His voice is the sticking point -- it's not for show. They sound black, but Janis Joplin is affected in a way Van is not. He doesn't seek to impress -- so says my gut. Touring the U.K. from an early age, Van lived. He paid his dues. As such, everything's been eaten. His voice is full of Dublin, Belfast, and London. The native tongue adds a prismatic touch. It's got soul. Caledonia soul. You can't nail it down, and you can't deny it.
Them was Van doing the Stones. Turnover was fierce. They look fierce because they never really broke. The step-kids of Beatnik pride, they sang the spokes of rock & roll: sex, cruising, and sex. If you're an Anglophile who likes rock & roll, straight up and stripped down, Them is it.

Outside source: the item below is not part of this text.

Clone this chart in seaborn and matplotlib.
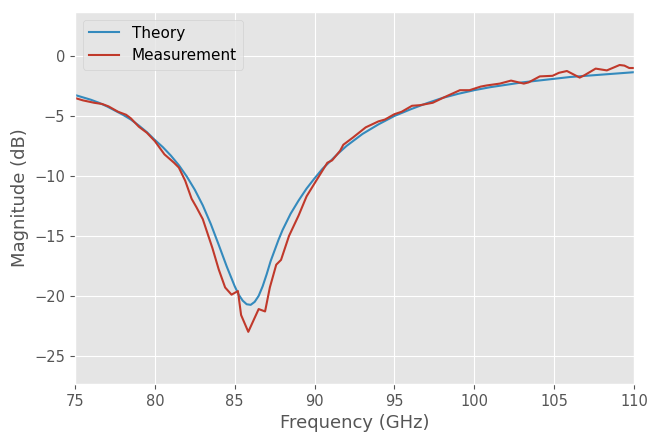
import matplotlib
matplotlib.use("Agg")
import matplotlib.pyplot as plt
import seaborn as sns
import pandas as pd

# Theory curve (GHz, dB)
theory_freq = [75, 75.5, 76, 76.5, 77, 77.5, 78, 78.5, 79, 79.5, 80, 80.5, 81, 81.5,
               82, 82.5, 83, 83.5, 84, 84.5, 85, 85.25, 85.5, 85.75, 86.0, 86.25,
               86.5, 86.75, 87.0, 87.25, 87.5, 87.75, 88, 88.5, 89, 89.5, 90, 90.5,
               91, 91.5, 92, 93, 94, 95, 96, 97, 98, 99, 100, 101, 102, 103, 104,
               105, 106, 107, 108, 109, 110]
theory_mag = [-3.25, -3.45, -3.65, -3.9, -4.2, -4.55, -4.9, -5.3, -5.8, -6.35, -7.0,
              -7.6, -8.3, -9.1, -10.05, -11.15, -12.45, -14.0, -15.75, -17.55, -19.2,
              -19.9, -20.4, -20.7, -20.75, -20.5, -20.0, -19.2, -18.2, -17.1, -16.2,
              -15.3, -14.5, -13.15, -12.05, -11.05, -10.2, -9.4, -8.75, -8.1, -7.5,
              -6.5, -5.7, -5.0, -4.45, -3.95, -3.5, -3.15, -2.85, -2.6, -2.4, -2.2,
              -2.05, -1.9, -1.75, -1.65, -1.55, -1.45, -1.35]

# Measurement curve (GHz, dB)
meas_freq = [75.0, 75.5, 76.2, 76.7, 77.1, 77.7, 78.2, 78.5, 79.0, 79.5, 80.0, 80.6,
             81.2, 81.5, 81.9, 82.3, 82.6, 83.0, 83.6, 84.0, 84.4, 84.8, 85.2, 85.4,
             85.85, 86.5, 86.9, 87.2, 87.6, 87.9, 88.4, 89.0, 89.5, 90.1, 90.8, 91.1,
             91.6, 91.8, 92.4, 93.2, 94.0, 94.4, 95.0, 95.45, 96.1, 96.6, 97.4, 98.1,
             99.1, 99.7, 100.4, 100.8, 101.6, 102.3, 103.1, 103.4, 104.1, 104.9, 105.3,
             105.8, 106.6, 106.9, 107.6, 108.3, 109.1, 109.4, 109.7, 110.0]
meas_mag = [-3.5, -3.7, -3.9, -4.0, -4.2, -4.65, -4.9, -5.2, -5.9, -6.4, -7.1, -8.2,
            -8.9, -9.3, -10.4, -11.9, -12.6, -13.6, -16.0, -17.8, -19.3, -19.9, -19.6,
            -21.6, -23.0, -21.1, -21.3, -19.3, -17.4, -17.0, -15.0, -13.3, -11.7, -10.4,
            -8.9, -8.7, -7.9, -7.4, -6.8, -5.95, -5.45, -5.3, -4.85, -4.65, -4.15, -4.1,
            -3.9, -3.45, -2.85, -2.85, -2.55, -2.45, -2.3, -2.05, -2.3, -2.2, -1.7,
            -1.65, -1.4, -1.25, -1.8, -1.6, -1.05, -1.2, -0.75, -0.8, -1.0, -1.0]

series_names = ["Theory", "Measurement"]
series_colors = ["#348ABD", "#C0392B"]

df = pd.concat([
    pd.DataFrame({"Frequency": theory_freq, "Magnitude": theory_mag, "Series": series_names[0]}),
    pd.DataFrame({"Frequency": meas_freq, "Magnitude": meas_mag, "Series": series_names[1]}),
], ignore_index=True)

plt.style.use("ggplot")
fig = plt.figure(figsize=(6.62, 4.43), dpi=100)
ax = fig.add_axes([75 / 662, 1 - 384 / 443, 559 / 662, 372 / 443])

sns.lineplot(data=df, x="Frequency", y="Magnitude", hue="Series",
             palette=dict(zip(series_names, series_colors)), linewidth=1.5,
             sort=False, ax=ax)

ax.set_xlim(75, 110)
ax.set_ylim(-27.35, 3.67)
ax.set_xticks([75, 80, 85, 90, 95, 100, 105, 110])
ax.set_yticks([0, -5, -10, -15, -20, -25])
ax.set_xlabel("Frequency (GHz)", fontsize=13, color="#555555")
ax.set_ylabel("Magnitude (dB)", fontsize=13, color="#555555")
ax.tick_params(labelsize=10.5)
leg = ax.legend(loc="upper left", fontsize=11, title=None)

fig.savefig("out.png", dpi=100)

"It's All Over Now, Baby Blue" (Them Again, 1966) is the prep for "Madame George." They both say goodbye (Van opens the door to Bob Dylan's song; scorn leads to hope), but "George" trumps all. Here Van steps out. The words, the spirit, the slurs... He takes you on a journey.1 The acoustic roll call is Dylan's, but the song is not.
"George" is a dazed look back. Think "Strawberry Fields Forever" (The Beatles). It's not about running away from a dad in drag. It's about growing up and moving on. Both songs describe the end -- the past blowing your mind. "Madame George" is more surreal because the arrangement is basic. Nine minutes long, and it flies: We identify with the singer. To get back to feeling, he traces the path he took, certain that to lack feeling is to die. And, haunted by his own refrain (he watches himself "say goodbye," over and over), he gets on a train. Does the train move? I don't know.
Maybe it does for you. For me that moment hangs, a freeze-frame to study for the rest of my life.
1Astral Weeks sets a mood. Both happy and sad, the record floats on angst, leaves it, and resigns. Couched in character, the woe of life is made universal.